With Election Day just over 70 days away, Donald Trump is pulling out all the stops in an attempt to improve his falling poll numbers. Trump's latest effort includes promoting debunked conspiracy theories about the health of Hillary Clinton.

Trump's demand

Over the last few years, far right-wing websites and news outlets have questioned Clinton's health, coming up with bizarre and factless stories to back up their claims. While credible media sources have dismissed these stories as nonsense, the Trump campaign are using them as a last ditch effort to get back into the race. As the weekend came to a close, Trump took to his offical Twitter account with a questionable demand, as reported by Mediaite on August 28.

"I think that both candidates, Crooked Hillary and myself, should release detailed medical records," Trump tweeted out late Sunday night, before saying, "I have no problem in doing so! Hillary?" Trump's demand comes at a time when questions have been raised about his own health.

A previously released letter from Trump's doctor saying he was in great health has come under-fire after the physician admitted he was "rushed" and "anxious" when he wrote the note in less than five minutes time.

In addition, Vanity Fair recently ran an article using photo evidence that questioned the health of the billionaire real estate mogul.


Though the former host of "The Apprentice" continues to hammer home question's about Clinton's past, critics point out that he has yet to release his tax returns.

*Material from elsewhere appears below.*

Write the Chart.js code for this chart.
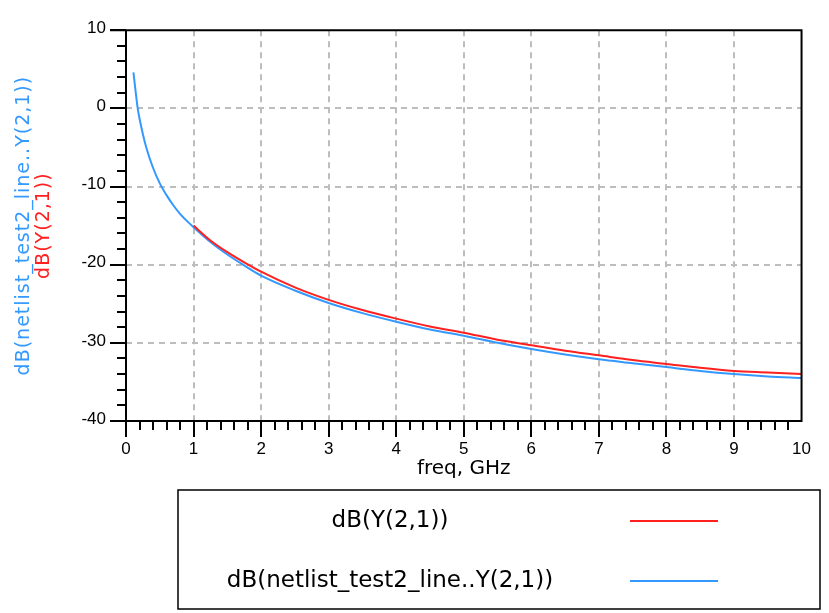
<!DOCTYPE html>
<html lang="en">
<head>
  <meta charset="utf-8">
  <title>dB(Y(2,1)) vs freq</title>
  <script src="https://cdn.jsdelivr.net/npm/chart.js@4.4.0/dist/chart.umd.min.js"></script>
  <style>
    body { margin: 0; background: #fff; }
    #wrap { width: 829px; height: 613px; position: relative; }
  </style>
</head>
<body>
  <div id="wrap"><canvas id="plot"></canvas></div>

<script>
  // values (freq in GHz, value in dB)
  var blueFreq = [0.11, 0.13, 0.15, 0.17, 0.2, 0.25, 0.3, 0.4, 0.5, 0.6, 0.7, 0.8, 0.9, 1.0,
                  1.25, 1.5, 1.75, 2.0, 2.5, 3.0, 3.5, 4.0, 4.5, 5.0, 5.5, 6.0, 6.5, 7.0, 7.5, 8.0, 8.5, 9.0, 9.5, 10.0];
  var blueDb   = [4.6, 3.1, 1.6, 0.2, -1.3, -3.3, -5.0, -7.6, -9.6, -11.1, -12.4, -13.5, -14.4, -15.2,
                  -17.1, -18.7, -20.1, -21.4, -23.3, -24.9, -26.2, -27.3, -28.3, -29.1, -30.0, -30.8, -31.5, -32.1, -32.6, -33.1, -33.6, -34.0, -34.3, -34.5];
  var redFreq  = [1.0, 1.25, 1.5, 1.75, 2.0, 2.5, 3.0, 3.5, 4.0, 4.5, 5.0, 5.5, 6.0, 6.5, 7.0, 7.5, 8.0, 8.5, 9.0, 9.5, 10.0];
  var redDb    = [-15.0, -16.9, -18.4, -19.7, -20.9, -22.9, -24.5, -25.8, -26.9, -27.9, -28.7, -29.6, -30.3, -31.0, -31.6, -32.2, -32.7, -33.2, -33.6, -33.8, -34.0];

  var seriesNames  = ["dB(Y(2,1))", "dB(netlist_test2_line..Y(2,1))"];
  var seriesColors = ["#ff2020", "#3399ff"];
  var xTitle = "freq, GHz";

  function pairs(xs, ys) {
    return xs.map(function(x, i) { return {x: x, y: ys[i]}; });
  }

  function isMultiple(v, step) {
    return Math.abs(v / step - Math.round(v / step)) < 1e-6;
  }

  // frame, tick marks, axis titles and the boxed legend
  var adsDecor = {
    id: 'adsDecor',
    afterDraw: function(chart) {
      var ctx = chart.ctx;
      var a = chart.chartArea;
      var xs = chart.scales.x, ys = chart.scales.y;
      ctx.save();
      ctx.strokeStyle = '#000';
      ctx.lineWidth = 2;
      ctx.beginPath();
      // minor / major tick marks
      xs.ticks.forEach(function(t) {
        var px = Math.round(xs.getPixelForValue(t.value));
        var len = isMultiple(t.value, 1) ? 16 : 9;
        if (t.value >= 10 - 1e-6) return;
        ctx.moveTo(px, a.bottom);
        ctx.lineTo(px, a.bottom + len);
      });
      ys.ticks.forEach(function(t) {
        var py = Math.round(ys.getPixelForValue(t.value));
        var len = isMultiple(t.value, 10) ? 16 : 9;
        ctx.moveTo(a.left, py);
        ctx.lineTo(a.left - len, py);
      });
      // box round the plot
      ctx.moveTo(a.left - 16, a.top);
      ctx.lineTo(a.right, a.top);
      ctx.lineTo(a.right, a.bottom);
      ctx.lineTo(a.left - 16, a.bottom);
      ctx.moveTo(a.left, a.top);
      ctx.lineTo(a.left, a.bottom);
      ctx.stroke();

      // x title
      ctx.fillStyle = '#000';
      ctx.font = "20px 'DejaVu Sans'";
      ctx.textAlign = 'center';
      ctx.textBaseline = 'middle';
      ctx.fillText(xTitle, (a.left + a.right) / 2, 469);

      // y title, two coloured lines
      var cy = (a.top + a.bottom) / 2;
      ctx.font = "19px 'DejaVu Sans'";
      ctx.letterSpacing = '1px';
      ctx.save();
      ctx.translate(24, cy);
      ctx.rotate(-Math.PI / 2);
      ctx.fillStyle = seriesColors[1];
      ctx.fillText(seriesNames[1], 0, 0);
      ctx.restore();
      ctx.save();
      ctx.translate(44, cy);
      ctx.rotate(-Math.PI / 2);
      ctx.fillStyle = seriesColors[0];
      ctx.fillText(seriesNames[0], 0, 0);
      ctx.restore();
      ctx.letterSpacing = '0px';

      // legend box
      var bx = 178, by = 490, bw = 820 - 178, bh = 119;
      ctx.lineWidth = 1.5;
      ctx.strokeStyle = '#000';
      ctx.strokeRect(bx, by, bw, bh);
      ctx.font = "23px 'DejaVu Sans'";
      chart.data.datasets.forEach(function(ds, i) {
        var rowY = by + 31 + i * 60;
        ctx.fillStyle = '#000';
        ctx.textAlign = 'center';
        ctx.fillText(ds.label, 390, rowY);
        ctx.strokeStyle = ds.borderColor;
        ctx.lineWidth = 2;
        ctx.beginPath();
        ctx.moveTo(630, rowY);
        ctx.lineTo(718, rowY);
        ctx.stroke();
      });
      ctx.restore();
    }
  };

  var gridColor = '#bdbdbd';
  var tickFont = { family: "'Liberation Sans'", size: 17 };

  var plot = new Chart(document.getElementById('plot'), {
    type: 'line',
    data: {
      datasets: [{
        label: seriesNames[0],
        data: pairs(redFreq, redDb),
        borderColor: seriesColors[0],
        borderWidth: 2,
        pointRadius: 0,
        cubicInterpolationMode: 'monotone',
        fill: false
      }, {
        label: seriesNames[1],
        data: pairs(blueFreq, blueDb),
        borderColor: seriesColors[1],
        borderWidth: 2,
        pointRadius: 0,
        cubicInterpolationMode: 'monotone',
        fill: false
      }]
    },
    options: {
      responsive: true,
      maintainAspectRatio: false,
      animation: false,
      layout: { padding: { top: 21, right: 9, left: 0, bottom: 0 } },
      plugins: {
        legend: { display: false },
        tooltip: { enabled: false }
      },
      scales: {
        x: {
          type: 'linear',
          min: 0, max: 10,
          afterFit: function(s) { s.height = 192; },
          border: { display: false, dash: [6, 5] },
          grid: {
            drawTicks: false,
            lineWidth: 2,
            color: function(c) {
              var v = c.tick ? c.tick.value : 0;
              return (isMultiple(v, 1) && v > 0.5 && v < 9.5) ? gridColor : 'rgba(0,0,0,0)';
            }
          },
          ticks: {
            stepSize: 0.2,
            maxTicksLimit: 100,
            autoSkip: false,
            maxRotation: 0,
            padding: 18,
            color: '#000',
            font: tickFont,
            callback: function(v) { return isMultiple(v, 1) ? String(Math.round(v)) : ''; }
          }
        },
        y: {
          min: -40, max: 10,
          afterFit: function(s) { s.width = 126; },
          border: { display: false, dash: [6, 5] },
          grid: {
            drawTicks: false,
            lineWidth: 2,
            color: function(c) {
              var v = c.tick ? c.tick.value : 0;
              return (isMultiple(v, 10) && v > -39 && v < 9) ? gridColor : 'rgba(0,0,0,0)';
            }
          },
          ticks: {
            stepSize: 2,
            maxTicksLimit: 100,
            autoSkip: false,
            padding: 20,
            labelOffset: -2,
            color: '#000',
            font: tickFont,
            callback: function(v) { return isMultiple(v, 10) ? String(Math.round(v)) : ''; }
          }
        }
      }
    },
    plugins: [adsDecor]
  });
</script>
</body>
</html>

Only portions of his past tax records have been released to the public after several news outlets were able to uncover the information. The Republican nominee has been accused of possibly fabricating his earnings, while paying less than expected in previous years. Trump claims a current audit from the IRS is holding up the release of his returns, though the IRS themselves have denied that accusation.

Election impact

The most recent round of polling has Trump behind Clinton nationally and in key swing states. Over 70 percent of Hispanics and women hold a negative view of Trump, with less than five percent of African-Americans giving him their support. Unless Trump pulls out a historic comeback, most political pundits are putting their money on a Clinton presidency in the near future.